British Pure Data Centres Group has broken ground on a 550-megawatt AI campus in Seinäjoki, western Finland, in a €7.5bn project reportedly backed by Microsoft as an early tenant — though neither company has confirmed the deal. The project is already one of the largest AI infrastructure investments in Europe.
Text by Martti Asikainen, 15.7.2026 | Photo by Adobe Stock Photos
Pure Data Centres Group (Pure DC), a London-headquartered data centre developer, has launched the first phase of a planned 550-megawatt (MW) artificial intelligence data centre campus in Seinäjoki, Finland. The city’s administration has called it one of Finland’s largest-ever inward investment projects..
The first phase represents an investment of more than €1.5 billion and will deliver 110MW of capacity. The site, designated SJK01, is capable of scaling to a full €7.5 billion, 550MW-plus campus, subject to further permissions and contracts being secured. Phase 1 is already fully leased, the company said, with the substation for the first data hall built and operational, and all planning permissions and power requirements in place.
Bloomberg reported, citing people familiar with the matter, that Microsoft is among the customers leasing capacity at the site. Bloomberg’s report, said it had approached both Pure DC and Microsoft for comment; neither company has named a tenant in its own public statements about the launch.
The full campus is planned across roughly 370 acres (about 150 hectares) and is designed around repeatable 40MW “AI-ready” modules built with direct liquid cooling, intended to handle the high thermal loads of modern AI hardware. According to Pure DC, the site has access to more than 700 megavolt-amperes of renewable power, which it expects will keep energy costs low and supply stable.
The project has been in development for more than a year. Pure DC bought an initial 22.3-hectare plot in the city’s Kivenneva area in April for €3.86 million, at a point when the site was still planned at 500MW; the company has since raised that target to 550MW and lifted total planned investment to €7.5 billion.
The first phase alone is expected to bring more than 1,500 construction jobs to the region, according to Seinäjoki’s city administration, with the full build-out supporting over 3,000 jobs across an estimated ten-year construction period, delivered with local partner SDC Ventures.
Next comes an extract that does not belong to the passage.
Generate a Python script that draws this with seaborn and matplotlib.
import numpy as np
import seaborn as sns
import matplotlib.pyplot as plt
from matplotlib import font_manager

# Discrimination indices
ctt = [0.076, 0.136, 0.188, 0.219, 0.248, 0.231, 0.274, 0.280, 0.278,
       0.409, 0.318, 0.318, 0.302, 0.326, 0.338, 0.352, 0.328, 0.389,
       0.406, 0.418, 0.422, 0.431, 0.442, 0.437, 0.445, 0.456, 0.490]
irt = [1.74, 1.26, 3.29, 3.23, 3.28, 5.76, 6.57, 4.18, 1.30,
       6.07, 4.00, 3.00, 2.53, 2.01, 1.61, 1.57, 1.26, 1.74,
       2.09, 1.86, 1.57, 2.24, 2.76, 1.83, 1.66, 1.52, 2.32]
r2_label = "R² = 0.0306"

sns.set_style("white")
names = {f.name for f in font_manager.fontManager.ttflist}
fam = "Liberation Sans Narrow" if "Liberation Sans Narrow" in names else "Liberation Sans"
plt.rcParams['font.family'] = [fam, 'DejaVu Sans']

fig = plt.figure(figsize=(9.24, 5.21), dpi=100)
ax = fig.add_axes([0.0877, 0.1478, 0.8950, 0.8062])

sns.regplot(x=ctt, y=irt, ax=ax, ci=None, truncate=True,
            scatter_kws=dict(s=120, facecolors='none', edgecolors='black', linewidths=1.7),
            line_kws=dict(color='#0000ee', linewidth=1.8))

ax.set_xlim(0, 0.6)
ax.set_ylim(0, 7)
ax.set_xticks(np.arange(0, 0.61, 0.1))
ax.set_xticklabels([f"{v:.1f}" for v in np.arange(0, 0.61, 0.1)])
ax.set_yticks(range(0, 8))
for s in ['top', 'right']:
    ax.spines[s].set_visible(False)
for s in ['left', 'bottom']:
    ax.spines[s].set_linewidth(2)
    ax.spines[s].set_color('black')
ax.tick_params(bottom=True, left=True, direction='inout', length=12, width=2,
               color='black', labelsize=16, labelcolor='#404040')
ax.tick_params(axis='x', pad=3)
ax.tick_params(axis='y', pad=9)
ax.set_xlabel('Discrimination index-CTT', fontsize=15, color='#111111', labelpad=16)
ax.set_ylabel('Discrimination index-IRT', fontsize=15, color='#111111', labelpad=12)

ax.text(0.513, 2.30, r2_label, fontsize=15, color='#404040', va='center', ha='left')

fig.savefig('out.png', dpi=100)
Jaakko Kiiskilä, mayor of Seinäjoki Municipality, said the partnership with Pure DC had been built up over the past two years and would bring “major employment to the Seinäjoki area for years to come, and across many skills and trades.” He added that business rates and property tax generated by the site would be reinvested locally.
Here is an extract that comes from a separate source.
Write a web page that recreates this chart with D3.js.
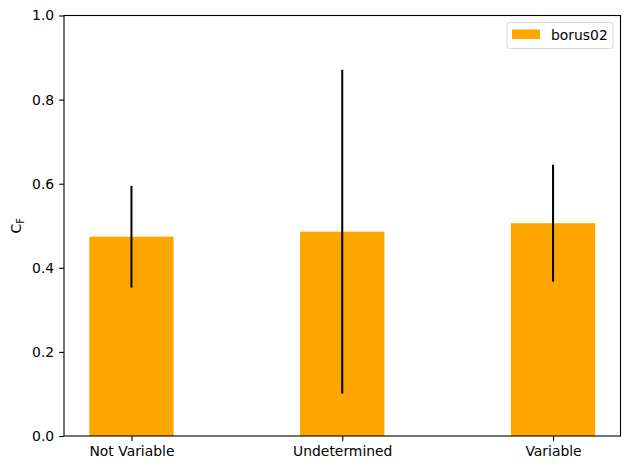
<!DOCTYPE html>
<html>
<head>
<meta charset="utf-8">
<script src="https://cdn.jsdelivr.net/npm/d3@7"></script>
<style>
  body { margin: 0; background: #fff; }
  svg { font-family: "DejaVu Sans", sans-serif; }
</style>
</head>
<body>
<svg id="chart"></svg>
<script>
// data
const categories = ["Not Variable", "Undetermined", "Variable"];
const values = [0.474, 0.486, 0.506];
const errors = [0.121, 0.385, 0.139];
const yTicks = [0, 0.2, 0.4, 0.6, 0.8, 1.0];
const seriesName = "borus02";

const width = 630, height = 470;
const margin = { top: 15.5, right: 9.5, bottom: 34, left: 64 };
const innerW = width - margin.left - margin.right;
const innerH = height - margin.top - margin.bottom;
const fontSize = 13.9;
const barColor = "#ffa500";

const svg = d3.select("#chart")
    .attr("width", width)
    .attr("height", height);

const chart = svg.append("g")
    .attr("transform", `translate(${margin.left},${margin.top})`);

// categorical positions 0..n-1, bar width 0.4, 5% margins like matplotlib
const barW = 0.4;
const lo = -barW / 2, hi = categories.length - 1 + barW / 2;
const pad = (hi - lo) * 0.05;
const xScale = d3.scaleLinear()
    .domain([lo - pad, hi + pad])
    .range([0, innerW]);

const yScale = d3.scaleLinear()
    .domain([0, 1])
    .range([innerH, 0]);

const data = categories.map((c, i) => ({ cat: c, i: i, v: values[i], e: errors[i] }));

chart.selectAll(".bar")
    .data(data)
    .join("rect")
    .attr("class", "bar")
    .attr("x", d => xScale(d.i - barW / 2))
    .attr("width", d => xScale(d.i + barW / 2) - xScale(d.i - barW / 2))
    .attr("y", d => yScale(d.v))
    .attr("height", d => innerH - yScale(d.v))
    .style("fill", barColor);

chart.selectAll(".err")
    .data(data)
    .join("line")
    .attr("class", "err")
    .attr("x1", d => xScale(d.i))
    .attr("x2", d => xScale(d.i))
    .attr("y1", d => yScale(d.v - d.e))
    .attr("y2", d => yScale(d.v + d.e))
    .attr("stroke", "#000")
    .attr("stroke-width", 2);

const xAxis = d3.axisBottom(xScale)
    .tickValues(data.map(d => d.i))
    .tickFormat(i => categories[i])
    .tickSizeInner(4.9)
    .tickSizeOuter(0)
    .tickPadding(4.9);

const yAxis = d3.axisLeft(yScale)
    .tickValues(yTicks)
    .tickFormat(d3.format(".1f"))
    .tickSizeInner(4.9)
    .tickSizeOuter(0)
    .tickPadding(4.9);

const xAxisG = chart.append("g")
    .attr("transform", `translate(0,${innerH})`)
    .call(xAxis);
const yAxisG = chart.append("g").call(yAxis);

[xAxisG, yAxisG].forEach(g => {
    g.select(".domain").remove();
    g.selectAll(".tick line").attr("stroke", "#000").attr("stroke-width", 1.1);
    g.selectAll(".tick text")
        .attr("fill", "#000")
        .style("font-size", fontSize + "px")
        .style("font-family", "DejaVu Sans");
});

// frame
chart.append("rect")
    .attr("width", innerW)
    .attr("height", innerH)
    .attr("fill", "none")
    .attr("stroke", "#000")
    .attr("stroke-width", 1.1);

// y label C_F
const yl = svg.append("text")
    .attr("transform", `translate(21,${margin.top + innerH / 2}) rotate(-90)`)
    .attr("text-anchor", "middle")
    .style("font-size", fontSize + "px");
yl.append("tspan").text("C");
yl.append("tspan").attr("dy", 3).style("font-size", "9.7px").text("F");

// legend
const legend = svg.append("g")
    .attr("transform", `translate(${margin.left + innerW - 113.5},${margin.top + 7})`);
legend.append("rect")
    .attr("width", 106)
    .attr("height", 26)
    .attr("rx", 3)
    .attr("fill", "#fff")
    .attr("fill-opacity", 0.8)
    .attr("stroke", "#d6d6d6")
    .attr("stroke-width", 1);
legend.append("rect")
    .attr("x", 5)
    .attr("y", 7)
    .attr("width", 28)
    .attr("height", 9.5)
    .attr("fill", barColor);
legend.append("text")
    .attr("x", 44)
    .attr("y", 17.5)
    .style("font-size", fontSize + "px")
    .text(seriesName);
</script>
</body>
</html>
Pure DC said it is developing a skills pipeline with Seinäjoki University of Applied Sciences and local vocational institutions, aimed at training workers in a region whose economy has historically centred on forestry and paper milling. Waste heat from the campus is intended to be fed into the city’s district heating network.
The Seinäjoki project sits alongside a broader expansion of AI computing infrastructure in Finland, which already hosts the LUMI supercomputer in Kajaani, one of Europe’s most powerful, and is building an AI-focused successor system that Finnish officials say should be ready for researchers and companies within the next year. Microsoft separately agreed in June to acquire around 190 hectares of land in Vaasa and Mustasaari, also on Finland’s west coast, for a further data centre project of its own.
Gary Wojtaszek, Pure DC’s executive chairman and interim chief executive, said countries that build AI infrastructure over the coming decade would help shape “the global economy for the next fifty years,” pointing to Finland’s engineering talent, renewable energy supply and technology heritage as reasons for the investment. He also framed the project as part of a wider push to establish an AI ecosystem in the region, extending beyond the data centre itself to supply chains and local start-ups.
Pure DC, owned by investment firm Oaktree Capital Management since the company’s founding in 2013, secured $2.7 billion in financing in May, much of it raised against its existing Dublin and Amsterdam campuses rather than the Finnish site itself. Oaktree has separately been reported to be seeking a minority investor for the wider Pure DC platform, a sign that financing a global pipeline of more than 1GW of capacity — spanning sites in the UK, UAE, Saudi Arabia, Spain, Indonesia, Ireland, the Netherlands and Finland — still depends heavily on outside capital. How the later phases of the Seinäjoki campus, beyond the fully leased first stage, will be funded and let has not yet been detailed.